A god named Kaššû (^{d}kaš-šu-ú), "the Kassite," appears in Babylonian theophoric names, though only after the Kassite period, according to Grant Frame exclusively between the years 1008 and 955 BCE. The last king of the Second Sealand dynasty bore the theophoric name Kaššu-nādin-aḫi, while a certain Kaššu-bēl-zēri, known from an inscription concerned with an offering to the goddess Uṣur-amāssu, was a governor of the Sealand province of Babylonia at some point in the late eleventh or first half of the tenth century BCE. It has been proposed that Kaššu was derived from Šuqamuna, or that he represented a stereotype of Kassite identity in Babylonian culture. A goddess with a similar name, Kaššītu (^{d}kaš-ši-tu, "the Kassite") appears in sources from the first millennium BCE, and might have developed from Šumaliya, though it has also been proposed that she represented a complete innovation, as other goddesses personifying population groups are attested for the first time from the same period, namely Aḫlamayītu ("the Aramean") and Sutītu ("the Sutean"). Kaššītu was worshiped in Babylon in the temple of Belet Ninua ("Lady of Nineveh"). She is also mentioned among deities Sennacherib carried off from Uruk, but she is absent from offering lists from the city's archive, attached to the Eanna temple.

===Ugarit===
According to Dennis Pardee, in the Ugaritic text RS 24.246, a list of hypostases of Ugaritic deities, there is a reference to the "Kassite moon" or "Kassite Yarikh," Yrḫ Kṯy, presumably a deity of Kassite origin. Yrḫ Kṯy is also mentioned in the texts RS 1.001, an offering list according to which he received a cow, and RS 24.271, a prayer for well-being.

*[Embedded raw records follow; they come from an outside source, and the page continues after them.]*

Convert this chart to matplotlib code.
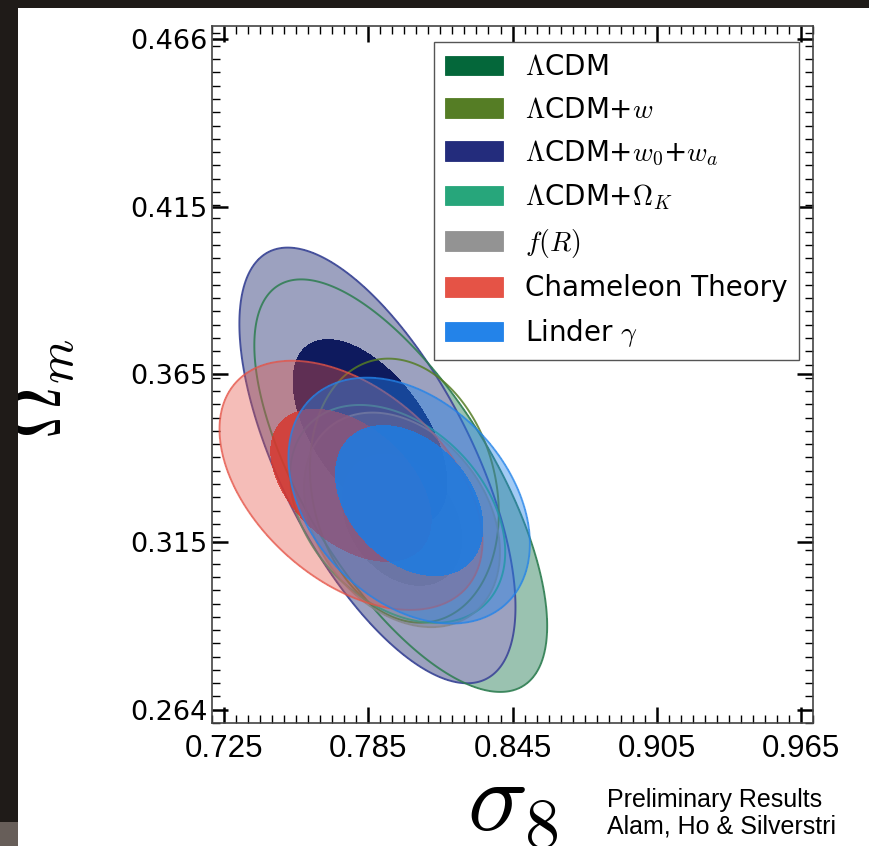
import numpy as np
import matplotlib
matplotlib.use('Agg')
import matplotlib.pyplot as plt
import matplotlib.patches as mpatches
from matplotlib.ticker import MultipleLocator

plt.rcParams['mathtext.fontset'] = 'cm'

# constraints in the (sigma_8, Omega_m) plane, one gaussian fit per confidence level
labels = [r'$\Lambda$CDM', r'$\Lambda$CDM+$w$', r'$\Lambda$CDM+$w_0$+$w_a$',
          r'$\Lambda$CDM+$\Omega_K$', r'$f(R)$', 'Chameleon Theory', r'Linder $\gamma$']
colors = ['#04673a', '#557d25', '#232c7c', '#27a67b', '#939393', '#e55346', '#2383e9']

# 95% region
s8_mean = [0.7985, 0.8000, 0.7888, 0.7972, 0.7990, 0.7778, 0.8020]
om_mean = [0.3315, 0.3300, 0.3376, 0.3230, 0.3212, 0.3316, 0.3270]
s8_sig = [0.0245, 0.0158, 0.0231, 0.0180, 0.0164, 0.0220, 0.0202]
om_sig = [0.0250, 0.0160, 0.0264, 0.0132, 0.0130, 0.0151, 0.0149]
corr = [-0.68, -0.17, -0.65, -0.35, -0.30, -0.45, -0.35]

# 68% region
s8_mean_in = [0.7985, 0.8000, 0.7857, 0.7972, 0.7990, 0.7778, 0.8020]
om_mean_in = [0.3315, 0.3300, 0.3476, 0.3230, 0.3212, 0.3316, 0.3270]
s8_sig_in = [0.0245, 0.0158, 0.0211, 0.0180, 0.0164, 0.0220, 0.0202]
om_sig_in = [0.0250, 0.0160, 0.0184, 0.0132, 0.0130, 0.0151, 0.0149]
corr_in = [-0.68, -0.17, -0.55, -0.35, -0.30, -0.45, -0.35]

x_ticks = [0.725, 0.785, 0.845, 0.905, 0.965]
y_ticks = [0.264, 0.3145, 0.365, 0.4155, 0.466]
y_tick_labels = ['0.264', '0.315', '0.365', '0.415', '0.466']

# delta chi^2 for 68% and 95% in two parameters
D68, D95 = 2.30, 6.18

gx = np.linspace(0.70, 0.99, 600)
gy = np.linspace(0.24, 0.49, 600)
X, Y = np.meshgrid(gx, gy)


def chi2(mx, my, sx, sy, r):
    dx = (X - mx) / sx
    dy = (Y - my) / sy
    return (dx ** 2 - 2 * r * dx * dy + dy ** 2) / (1 - r ** 2)


def outer(i):
    return chi2(s8_mean[i], om_mean[i], s8_sig[i], om_sig[i], corr[i])


def inner(i):
    return chi2(s8_mean_in[i], om_mean_in[i], s8_sig_in[i], om_sig_in[i], corr_in[i])


def fill(ax, c, level, color, alpha, z):
    ax.contourf(X, Y, c, levels=[0, level], colors=[color], alpha=alpha, zorder=z)


def edge(ax, c, level, color, alpha, z, lw=1.4):
    ax.contour(X, Y, c, levels=[level], colors=[color], linewidths=lw,
               alpha=alpha, zorder=z)


fig = plt.figure(figsize=(8.69, 8.46), dpi=100)
ax = fig.add_axes([0.2440, 0.1454, 0.6916, 0.8239])

# LCDM filled region sits underneath
fill(ax, outer(0), D95, colors[0], 0.40, 1)
# w0 + wa
fill(ax, outer(2), D95, '#9ca1bf', 1.0, 2)
fill(ax, inner(2), D68, '#0e1a5e', 1.0, 2.1)
edge(ax, outer(2), D95, '#3c4797', 0.9, 3)
# outlines of the other dark energy models
for i, col in [(0, '#2d7d50'), (1, colors[1]), (3, colors[3])]:
    edge(ax, outer(i), D95, col, 0.85, 3)
# f(R)
fill(ax, outer(4), D95, '#6f7388', 0.35, 4)
fill(ax, inner(4), D68, '#555a70', 0.40, 4)
edge(ax, outer(4), D95, '#888888', 0.8, 4)
# chameleon
fill(ax, outer(5), D95, colors[5], 0.38, 5)
fill(ax, inner(5), D68, '#d8352c', 0.82, 5)
edge(ax, outer(5), D95, colors[5], 0.7, 5)
# linder gamma
fill(ax, outer(6), D95, colors[6], 0.42, 6)
fill(ax, inner(6), D68, '#1f7be0', 0.88, 6)
edge(ax, outer(6), D95, colors[6], 0.7, 6)

ax.set_xlim(0.72, 0.97)
ax.set_ylim(0.26, 0.47)
ax.set_xticks(x_ticks)
ax.set_xticklabels([f'{v:.3f}' for v in x_ticks], family='Liberation Sans', fontsize=22.5)
ax.set_yticks(y_ticks)
ax.set_yticklabels(y_tick_labels, fontsize=19.5)
ax.xaxis.set_minor_locator(MultipleLocator(0.005))
ax.yaxis.set_minor_locator(MultipleLocator(0.004))
ax.tick_params(which='major', direction='in', length=11.5, width=1.8,
               top=True, right=True)
ax.tick_params(which='minor', direction='in', length=5.8, width=1.0,
               top=True, right=True)
ax.tick_params(axis='y', which='major', pad=3)
ax.tick_params(axis='x', which='major', pad=8)
for s in ax.spines.values():
    s.set_color('#444444')
    s.set_linewidth(1.2)

ax.set_ylabel(r'$\Omega_m$', fontsize=52, rotation=90)
ax.yaxis.set_label_coords(-0.225, 0.48)
ax.set_xlabel(r'$\sigma_8$', fontsize=72)
ax.xaxis.set_label_coords(0.5, -0.046)

handles = [mpatches.Patch(facecolor=c, edgecolor=c, lw=0.6) for c in colors]
leg = ax.legend(handles, labels, loc='upper right', bbox_to_anchor=(0.9767, 0.977),
                borderaxespad=0, fontsize=20, handlelength=2.1, handleheight=0.72,
                handletextpad=0.8, labelspacing=0.53, fancybox=False, framealpha=1)
leg.get_frame().set_edgecolor('#555555')
leg.get_frame().set_linewidth(1.0)
leg.set_zorder(10)

fig.text(0.6985, 0.068, 'Preliminary Results\nAlam, Ho & Silverstri',
         family='Liberation Sans', fontsize=18, ha='left', va='top', linespacing=1.1)

# dark surround of the slide
fig.add_artist(mpatches.Rectangle((0, 1 - 8 / 846), 1, 8 / 846, transform=fig.transFigure,
                                  facecolor='#1f1b18', edgecolor='none'))
fig.add_artist(mpatches.Rectangle((0, 24 / 846), 18 / 869, 1, transform=fig.transFigure,
                                  facecolor='#1f1b18', edgecolor='none'))
fig.add_artist(mpatches.Rectangle((0, 0), 18 / 869, 24 / 846, transform=fig.transFigure,
                                  facecolor='#675e59', edgecolor='none'))

fig.savefig('out.png', dpi=100)
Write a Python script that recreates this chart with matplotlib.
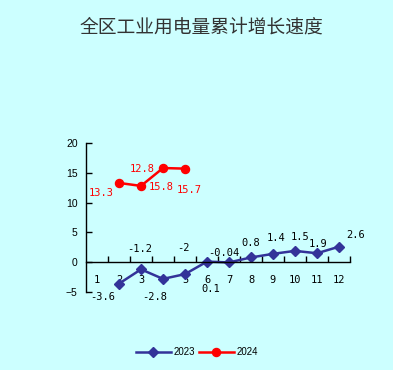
import matplotlib
matplotlib.use('Agg')
import matplotlib.pyplot as plt
from matplotlib.ticker import FixedLocator

plt.rcParams['font.family'] = ['Noto Sans CJK SC', 'DejaVu Sans']

TITLE = '全区工业用电量累计增长速度'
months = list(range(1, 13))

# 2023 series, months 2..12
x23 = [2, 3, 4, 5, 6, 7, 8, 9, 10, 11, 12]
y23 = [-3.6, -1.2, -2.8, -2, 0.1, -0.04, 0.8, 1.4, 1.9, 1.5, 2.6]
lab23 = ['-3.6', '-1.2', '-2.8', '-2', '0.1', '-0.04', '0.8', '1.4', '1.5', '1.9', '2.6']

# 2024 series, months 2..5
x24 = [2, 3, 4, 5]
y24 = [13.3, 12.8, 15.8, 15.7]
lab24 = ['13.3', '12.8', '15.8', '15.7']

# label offsets in pixels (dx right, dy down) as placed in the original
off23 = [(-16, 13), (-1, -20), (-8, 18), (-2, -26), (4, 27), (-5, -9),
         (0, -14), (3, -16), (5, -14), (1, -9), (17, -12)]
off24 = [(-18, 10), (1, -17), (-2, 19), (4, 21)]

BG = '#CCFFFF'
C23 = '#333399'
C24 = '#FF0000'

fig = plt.figure(figsize=(3.93, 3.70), dpi=100, facecolor=BG)
ax = fig.add_axes([86/393, 78/370, 264/393, 149/370])
ax.set_facecolor('none')

ax.plot(x23, y23, color=C23, marker='D', markersize=5, linewidth=1.8, label='2023')
ax.plot(x24, y24, color=C24, marker='o', markersize=5.8, linewidth=1.8, label='2024')

px = 72 / 100  # pixels -> points
for x, y, t, (dx, dy) in zip(x23, y23, lab23, off23):
    ax.annotate(t, (x, y), xytext=(dx*px, -dy*px), textcoords='offset points',
                ha='center', va='center', fontsize=7.5, family='DejaVu Sans Mono', color='black')
for x, y, t, (dx, dy) in zip(x24, y24, lab24, off24):
    ax.annotate(t, (x, y), xytext=(dx*px, -dy*px), textcoords='offset points',
                ha='center', va='center', fontsize=7.5, family='DejaVu Sans Mono', color=C24)

ax.set_xlim(0.5, 12.5)
ax.set_ylim(-5, 20)
ax.spines['top'].set_visible(False)
ax.spines['right'].set_visible(False)
ax.spines['bottom'].set_position(('data', 0))
for s in ('left', 'bottom'):
    ax.spines[s].set_linewidth(1)
    ax.spines[s].set_color('black')

ax.set_yticks([-5, 0, 5, 10, 15, 20])
ax.tick_params(axis='y', direction='in', length=4, width=1, pad=6, labelsize=7.5)
for lbl in ax.get_yticklabels():
    lbl.set_family('Liberation Sans')

ax.xaxis.set_major_locator(FixedLocator([m + 0.5 for m in months]))
ax.xaxis.set_minor_locator(FixedLocator(months))
ax.xaxis.set_major_formatter(plt.NullFormatter())
ax.set_xticks(months, [str(m) for m in months], minor=True)
ax.tick_params(axis='x', which='major', direction='in', length=4, width=1)
ax.tick_params(axis='x', which='minor', length=0, pad=9, labelsize=7.5)
for lbl in ax.get_xticklabels(minor=True):
    lbl.set_family('DejaVu Sans Mono')

fig.text(201/393, 1 - 27/370, TITLE, ha='center', va='center', fontsize=13.5, color='#333333')

fig.legend(loc='center', bbox_to_anchor=(197/393, 1 - 352/370), ncol=2, frameon=False,
           handlelength=3.6, handletextpad=0.3, columnspacing=0.4,
           prop={'family': 'Liberation Sans', 'size': 7})

fig.savefig('out.png', dpi=100, facecolor=BG)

Additionally, it has been proposed that Šuqamuna and Šumaliya correspond to the Ugaritic deities Ṯkmn and Šnm (Ṯukamuna-wa-Šunama), known from the text KTU 1.114 (RS 24.258), in which they carry the head god El after he got drunk. On the basis of this theory, Dennis Pardee proposed that "Ṯukmuna" was a deity with a Semitic name, adopted into the Kassite pantheon. However, the supposed presence of Šuqamuna and Šumaliya in the Ugaritic texts is a controversial topic in scholarship, and the matter is unresolved.

===Elam===
A temple of Kamul (Kamulla) is known from an inscription of the Elamite king Shutruk-Nahhunte, according to which he renovated it. Ran Zadok proposes that its existence was the result of a marriage between a Kassite princess and an Elamite king.

Wilfred G. Lambert tentatively proposed a connection between Mirizir and the Elamite goddess Manziniri.